ESPAGNE - Impact de l’acquis communautaire et de son harmonisation en matière de protection des consommateurs en droit espagnol et en droit français, par Virginie MAURY

Le bilan de l’acquis communautaire dans le domaine de la protection du consommateur n’est pas celui escompté, de nombreuses incohérences existent tant entre les directives elles-mêmes qu’au sein des ordres juridiques nationaux les ayant transposées. L’état de cet acquis est source d’insécurité juridique, il décourage les consommateurs et fausse la concurrence. Pour y remédier des mesures doivent êtres prises au niveau communautaire mais pour que le résultat soit optimal les Etats membres devraient comme l’Espagne réaliser le « deuxième travail d’harmonisation ».

A l’heure où tous les regards se tournent vers une future et hypothétique uniformisation du droit civil au sein de l’Europe, les organes communautaires et nationaux s’affèrent à une tâche d’une ampleur plus sectorielle mais non moins essentielle : L’harmonisation effective du droit de la consommation.

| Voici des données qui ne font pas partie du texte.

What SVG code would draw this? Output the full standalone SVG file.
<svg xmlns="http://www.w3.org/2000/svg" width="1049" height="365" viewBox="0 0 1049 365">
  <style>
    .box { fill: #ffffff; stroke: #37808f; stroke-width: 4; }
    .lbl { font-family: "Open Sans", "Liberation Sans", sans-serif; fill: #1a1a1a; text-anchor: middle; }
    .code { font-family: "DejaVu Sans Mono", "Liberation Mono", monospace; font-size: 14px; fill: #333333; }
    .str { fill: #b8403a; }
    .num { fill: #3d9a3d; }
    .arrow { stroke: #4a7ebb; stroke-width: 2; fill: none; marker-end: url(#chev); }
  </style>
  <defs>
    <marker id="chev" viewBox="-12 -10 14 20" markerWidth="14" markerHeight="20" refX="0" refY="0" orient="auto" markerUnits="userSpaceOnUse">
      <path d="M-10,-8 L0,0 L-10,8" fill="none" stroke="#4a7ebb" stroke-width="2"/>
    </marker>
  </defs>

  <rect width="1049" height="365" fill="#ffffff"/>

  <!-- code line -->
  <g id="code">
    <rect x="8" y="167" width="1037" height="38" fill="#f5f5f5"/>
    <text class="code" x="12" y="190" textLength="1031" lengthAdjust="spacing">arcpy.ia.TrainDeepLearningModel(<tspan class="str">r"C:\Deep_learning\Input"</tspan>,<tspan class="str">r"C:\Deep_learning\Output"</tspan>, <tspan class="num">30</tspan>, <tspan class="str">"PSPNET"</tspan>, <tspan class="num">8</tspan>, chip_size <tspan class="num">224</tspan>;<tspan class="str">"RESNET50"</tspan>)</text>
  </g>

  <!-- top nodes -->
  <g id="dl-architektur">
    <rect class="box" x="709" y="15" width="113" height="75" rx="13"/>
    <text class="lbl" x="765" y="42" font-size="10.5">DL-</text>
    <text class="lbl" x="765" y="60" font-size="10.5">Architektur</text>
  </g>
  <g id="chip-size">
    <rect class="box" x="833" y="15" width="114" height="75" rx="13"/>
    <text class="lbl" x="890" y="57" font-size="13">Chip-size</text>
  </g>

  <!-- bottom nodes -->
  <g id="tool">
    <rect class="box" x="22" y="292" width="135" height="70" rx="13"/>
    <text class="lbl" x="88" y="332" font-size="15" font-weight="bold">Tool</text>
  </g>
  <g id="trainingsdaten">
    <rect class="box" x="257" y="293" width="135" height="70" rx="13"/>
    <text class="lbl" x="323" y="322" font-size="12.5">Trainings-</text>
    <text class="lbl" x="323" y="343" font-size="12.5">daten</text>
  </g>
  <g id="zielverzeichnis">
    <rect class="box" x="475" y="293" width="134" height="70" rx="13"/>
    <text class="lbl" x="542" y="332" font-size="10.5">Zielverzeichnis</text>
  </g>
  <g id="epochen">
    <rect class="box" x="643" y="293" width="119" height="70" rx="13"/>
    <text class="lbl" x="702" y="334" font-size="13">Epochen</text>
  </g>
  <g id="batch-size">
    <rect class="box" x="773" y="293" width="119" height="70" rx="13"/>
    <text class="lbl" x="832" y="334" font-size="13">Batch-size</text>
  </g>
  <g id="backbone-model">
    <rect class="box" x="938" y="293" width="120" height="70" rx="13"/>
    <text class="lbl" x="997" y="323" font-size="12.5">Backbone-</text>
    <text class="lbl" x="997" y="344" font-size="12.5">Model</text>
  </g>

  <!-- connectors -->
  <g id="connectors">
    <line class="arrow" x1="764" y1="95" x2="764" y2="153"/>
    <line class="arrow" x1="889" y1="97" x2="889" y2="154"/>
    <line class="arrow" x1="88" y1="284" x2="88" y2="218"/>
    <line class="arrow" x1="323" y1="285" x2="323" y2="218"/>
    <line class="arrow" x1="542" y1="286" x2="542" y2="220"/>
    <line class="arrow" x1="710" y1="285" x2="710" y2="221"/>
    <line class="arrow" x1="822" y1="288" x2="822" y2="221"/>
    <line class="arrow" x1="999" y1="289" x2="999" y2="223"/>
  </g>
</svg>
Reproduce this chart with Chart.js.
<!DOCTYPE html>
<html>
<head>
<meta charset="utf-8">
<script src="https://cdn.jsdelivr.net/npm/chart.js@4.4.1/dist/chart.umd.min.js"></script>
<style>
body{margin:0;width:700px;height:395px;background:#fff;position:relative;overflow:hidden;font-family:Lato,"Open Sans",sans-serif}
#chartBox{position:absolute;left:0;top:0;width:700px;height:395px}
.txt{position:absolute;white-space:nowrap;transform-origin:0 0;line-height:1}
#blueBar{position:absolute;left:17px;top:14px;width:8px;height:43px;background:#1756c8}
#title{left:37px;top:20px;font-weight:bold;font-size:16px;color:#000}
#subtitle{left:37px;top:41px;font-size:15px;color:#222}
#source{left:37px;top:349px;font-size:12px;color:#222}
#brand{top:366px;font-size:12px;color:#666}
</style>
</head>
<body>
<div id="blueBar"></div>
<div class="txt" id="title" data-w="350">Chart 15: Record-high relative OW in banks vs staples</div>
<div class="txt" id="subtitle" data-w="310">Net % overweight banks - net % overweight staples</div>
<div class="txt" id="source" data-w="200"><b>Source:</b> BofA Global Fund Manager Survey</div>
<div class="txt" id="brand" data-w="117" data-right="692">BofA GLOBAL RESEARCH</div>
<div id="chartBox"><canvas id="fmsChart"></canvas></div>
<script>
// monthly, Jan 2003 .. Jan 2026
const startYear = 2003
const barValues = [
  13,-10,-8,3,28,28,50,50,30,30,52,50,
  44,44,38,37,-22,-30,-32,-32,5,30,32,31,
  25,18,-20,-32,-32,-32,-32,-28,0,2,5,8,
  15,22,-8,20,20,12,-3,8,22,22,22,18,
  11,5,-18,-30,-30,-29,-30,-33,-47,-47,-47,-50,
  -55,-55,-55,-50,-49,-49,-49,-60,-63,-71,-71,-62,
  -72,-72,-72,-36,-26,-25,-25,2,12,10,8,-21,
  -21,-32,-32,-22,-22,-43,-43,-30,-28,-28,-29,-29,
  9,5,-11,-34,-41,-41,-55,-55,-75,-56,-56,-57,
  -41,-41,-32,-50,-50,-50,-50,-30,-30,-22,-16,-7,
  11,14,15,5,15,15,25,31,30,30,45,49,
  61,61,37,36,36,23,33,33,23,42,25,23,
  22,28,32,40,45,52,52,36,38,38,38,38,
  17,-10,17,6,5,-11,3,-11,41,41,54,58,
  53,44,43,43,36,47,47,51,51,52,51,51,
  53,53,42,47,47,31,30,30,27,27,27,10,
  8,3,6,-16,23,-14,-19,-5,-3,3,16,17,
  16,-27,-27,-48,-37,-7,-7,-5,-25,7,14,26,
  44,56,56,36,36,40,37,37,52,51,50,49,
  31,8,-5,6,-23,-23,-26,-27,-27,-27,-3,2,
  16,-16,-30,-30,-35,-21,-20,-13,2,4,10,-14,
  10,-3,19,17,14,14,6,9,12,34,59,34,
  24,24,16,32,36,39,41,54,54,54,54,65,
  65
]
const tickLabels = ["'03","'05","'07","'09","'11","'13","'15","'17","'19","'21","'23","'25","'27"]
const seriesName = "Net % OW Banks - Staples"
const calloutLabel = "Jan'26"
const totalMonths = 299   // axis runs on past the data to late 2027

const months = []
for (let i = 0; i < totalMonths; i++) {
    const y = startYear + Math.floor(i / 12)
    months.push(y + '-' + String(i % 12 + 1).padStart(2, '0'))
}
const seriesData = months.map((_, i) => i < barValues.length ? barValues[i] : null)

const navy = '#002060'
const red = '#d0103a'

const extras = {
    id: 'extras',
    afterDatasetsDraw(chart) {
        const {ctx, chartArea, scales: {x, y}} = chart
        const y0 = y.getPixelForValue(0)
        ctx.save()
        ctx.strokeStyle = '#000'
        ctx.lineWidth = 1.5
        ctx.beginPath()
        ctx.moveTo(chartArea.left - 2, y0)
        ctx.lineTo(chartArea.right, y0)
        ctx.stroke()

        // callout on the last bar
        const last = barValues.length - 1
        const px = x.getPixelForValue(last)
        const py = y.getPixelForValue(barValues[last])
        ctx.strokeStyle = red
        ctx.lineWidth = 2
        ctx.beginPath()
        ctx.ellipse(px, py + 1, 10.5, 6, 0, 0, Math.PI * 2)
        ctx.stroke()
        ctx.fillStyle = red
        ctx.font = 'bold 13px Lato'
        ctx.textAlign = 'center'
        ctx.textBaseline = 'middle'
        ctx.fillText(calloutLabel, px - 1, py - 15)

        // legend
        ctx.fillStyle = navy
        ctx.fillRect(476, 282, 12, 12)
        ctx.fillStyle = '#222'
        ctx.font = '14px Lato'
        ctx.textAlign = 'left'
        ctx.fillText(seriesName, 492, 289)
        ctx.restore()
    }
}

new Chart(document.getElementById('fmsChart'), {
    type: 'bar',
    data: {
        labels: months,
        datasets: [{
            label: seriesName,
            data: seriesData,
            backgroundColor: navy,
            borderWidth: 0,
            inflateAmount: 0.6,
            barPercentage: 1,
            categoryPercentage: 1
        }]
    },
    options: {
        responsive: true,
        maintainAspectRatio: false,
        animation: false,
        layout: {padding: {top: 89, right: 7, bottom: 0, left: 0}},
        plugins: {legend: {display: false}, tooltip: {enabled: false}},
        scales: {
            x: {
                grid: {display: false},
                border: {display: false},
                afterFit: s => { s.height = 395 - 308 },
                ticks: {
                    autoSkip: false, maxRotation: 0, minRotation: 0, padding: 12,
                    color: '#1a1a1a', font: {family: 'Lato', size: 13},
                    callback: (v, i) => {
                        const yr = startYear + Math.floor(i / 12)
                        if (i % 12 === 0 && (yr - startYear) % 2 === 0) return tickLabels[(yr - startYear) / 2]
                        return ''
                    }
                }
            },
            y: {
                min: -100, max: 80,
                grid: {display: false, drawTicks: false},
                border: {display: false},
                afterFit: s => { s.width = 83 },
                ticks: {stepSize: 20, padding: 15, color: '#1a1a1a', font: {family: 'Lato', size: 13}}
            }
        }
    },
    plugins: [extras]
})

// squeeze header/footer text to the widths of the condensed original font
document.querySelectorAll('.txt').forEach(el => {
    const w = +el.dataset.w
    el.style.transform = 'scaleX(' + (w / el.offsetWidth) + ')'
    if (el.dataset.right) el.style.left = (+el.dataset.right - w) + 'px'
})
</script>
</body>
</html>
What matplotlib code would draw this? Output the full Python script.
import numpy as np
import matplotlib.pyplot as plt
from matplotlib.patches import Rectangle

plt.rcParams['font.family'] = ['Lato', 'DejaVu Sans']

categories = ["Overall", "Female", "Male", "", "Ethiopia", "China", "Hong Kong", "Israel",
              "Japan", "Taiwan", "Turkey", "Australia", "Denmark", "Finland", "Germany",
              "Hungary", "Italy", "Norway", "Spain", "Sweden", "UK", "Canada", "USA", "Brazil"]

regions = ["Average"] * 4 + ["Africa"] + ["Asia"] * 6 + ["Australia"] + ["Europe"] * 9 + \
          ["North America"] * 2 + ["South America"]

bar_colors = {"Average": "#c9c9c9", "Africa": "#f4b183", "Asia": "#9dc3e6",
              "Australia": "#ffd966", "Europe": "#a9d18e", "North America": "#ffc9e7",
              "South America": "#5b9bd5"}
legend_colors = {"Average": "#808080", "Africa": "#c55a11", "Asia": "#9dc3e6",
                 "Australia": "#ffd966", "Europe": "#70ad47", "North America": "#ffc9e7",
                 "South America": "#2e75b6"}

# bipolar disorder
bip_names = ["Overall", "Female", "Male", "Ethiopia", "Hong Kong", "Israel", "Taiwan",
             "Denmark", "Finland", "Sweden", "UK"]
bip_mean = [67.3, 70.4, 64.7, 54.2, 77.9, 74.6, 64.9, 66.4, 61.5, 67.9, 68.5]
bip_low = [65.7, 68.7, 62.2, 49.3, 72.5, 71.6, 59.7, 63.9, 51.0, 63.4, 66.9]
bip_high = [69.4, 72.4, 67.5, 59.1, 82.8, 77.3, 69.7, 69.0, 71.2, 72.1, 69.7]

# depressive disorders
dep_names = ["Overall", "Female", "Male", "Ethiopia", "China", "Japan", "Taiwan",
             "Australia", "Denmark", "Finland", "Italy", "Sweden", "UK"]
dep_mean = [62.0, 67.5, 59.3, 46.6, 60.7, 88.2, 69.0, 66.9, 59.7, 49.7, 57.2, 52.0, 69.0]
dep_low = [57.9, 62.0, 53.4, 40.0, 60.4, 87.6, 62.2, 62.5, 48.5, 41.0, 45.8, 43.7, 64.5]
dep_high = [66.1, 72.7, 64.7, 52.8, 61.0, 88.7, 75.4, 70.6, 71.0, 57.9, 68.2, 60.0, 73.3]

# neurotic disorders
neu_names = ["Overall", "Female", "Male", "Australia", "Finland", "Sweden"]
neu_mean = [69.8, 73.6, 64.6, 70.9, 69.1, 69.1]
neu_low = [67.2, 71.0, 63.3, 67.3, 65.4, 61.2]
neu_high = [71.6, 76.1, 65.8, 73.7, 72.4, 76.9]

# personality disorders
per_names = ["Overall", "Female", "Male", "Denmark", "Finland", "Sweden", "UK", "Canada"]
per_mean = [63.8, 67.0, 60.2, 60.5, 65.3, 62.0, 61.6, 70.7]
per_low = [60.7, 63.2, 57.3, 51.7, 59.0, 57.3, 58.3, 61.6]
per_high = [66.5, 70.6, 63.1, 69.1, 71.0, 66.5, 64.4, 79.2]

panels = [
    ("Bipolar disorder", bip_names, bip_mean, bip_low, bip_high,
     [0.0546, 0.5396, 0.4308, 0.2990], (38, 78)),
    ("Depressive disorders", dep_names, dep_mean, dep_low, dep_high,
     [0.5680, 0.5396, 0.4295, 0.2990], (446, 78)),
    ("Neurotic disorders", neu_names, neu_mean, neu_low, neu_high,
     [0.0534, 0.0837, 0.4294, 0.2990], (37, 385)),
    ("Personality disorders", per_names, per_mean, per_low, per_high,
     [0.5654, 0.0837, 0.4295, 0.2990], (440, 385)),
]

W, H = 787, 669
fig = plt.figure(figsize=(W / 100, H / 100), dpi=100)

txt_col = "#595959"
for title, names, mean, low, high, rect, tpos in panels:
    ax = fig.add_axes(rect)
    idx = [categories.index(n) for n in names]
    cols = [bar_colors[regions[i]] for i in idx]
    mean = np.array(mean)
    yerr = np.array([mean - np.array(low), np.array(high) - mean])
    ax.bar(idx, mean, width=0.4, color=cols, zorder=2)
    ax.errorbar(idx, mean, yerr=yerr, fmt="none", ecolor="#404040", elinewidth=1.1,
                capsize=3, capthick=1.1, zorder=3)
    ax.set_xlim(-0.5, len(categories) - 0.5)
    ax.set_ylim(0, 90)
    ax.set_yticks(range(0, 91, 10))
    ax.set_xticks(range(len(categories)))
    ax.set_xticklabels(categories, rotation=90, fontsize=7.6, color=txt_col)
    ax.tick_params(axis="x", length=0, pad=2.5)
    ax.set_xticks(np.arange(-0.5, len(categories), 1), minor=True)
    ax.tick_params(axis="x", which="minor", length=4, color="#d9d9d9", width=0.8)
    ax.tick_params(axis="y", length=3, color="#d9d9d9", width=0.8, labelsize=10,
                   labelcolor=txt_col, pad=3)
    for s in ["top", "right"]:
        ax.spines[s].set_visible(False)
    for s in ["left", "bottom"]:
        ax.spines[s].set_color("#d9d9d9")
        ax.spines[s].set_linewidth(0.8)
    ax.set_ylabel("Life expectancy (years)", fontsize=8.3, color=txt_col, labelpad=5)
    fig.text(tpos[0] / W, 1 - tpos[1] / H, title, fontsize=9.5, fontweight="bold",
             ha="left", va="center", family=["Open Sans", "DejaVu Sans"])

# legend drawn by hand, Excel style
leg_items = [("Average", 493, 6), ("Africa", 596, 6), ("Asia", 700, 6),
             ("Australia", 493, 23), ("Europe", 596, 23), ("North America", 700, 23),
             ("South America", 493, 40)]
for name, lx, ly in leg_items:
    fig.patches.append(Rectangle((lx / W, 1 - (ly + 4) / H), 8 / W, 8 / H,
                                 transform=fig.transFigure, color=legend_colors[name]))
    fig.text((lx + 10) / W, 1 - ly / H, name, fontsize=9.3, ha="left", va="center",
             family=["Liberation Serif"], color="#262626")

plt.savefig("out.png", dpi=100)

L’harmonisation du droit de la consommation n’est pas un objectif nouveau de la Communauté européenne mais cette volonté de lui donner toute son effectivité est le résultat d’un constat peu probant de l’état de l’acquis communautaire dans ce domaine: la méthode actuelle d’harmonisation sectorielle minimale suivie par l’Europe depuis maintenant plus de vingt ans n’a pas donné les résultats escomptés et son efficacité est remise en cause. C’est dans ce contexte que la Commission européenne a lancé le processus de révision de l’acquis communautaire en matière de protection du consommateur en 2004, elle a proposé diverses solutions mais à l’heure actuelle n’a toujours pas adopté de mesures concrètes. L’Espagne, quant à elle, n’a pas attendu que la Communauté européenne corrige le tir, elle a pris les devants et a adopté des mesures pour que son droit de la consommation soit plus cohérent en ordonnant, simplifiant et explicitant le droit national issu en partie des différentes transpositions.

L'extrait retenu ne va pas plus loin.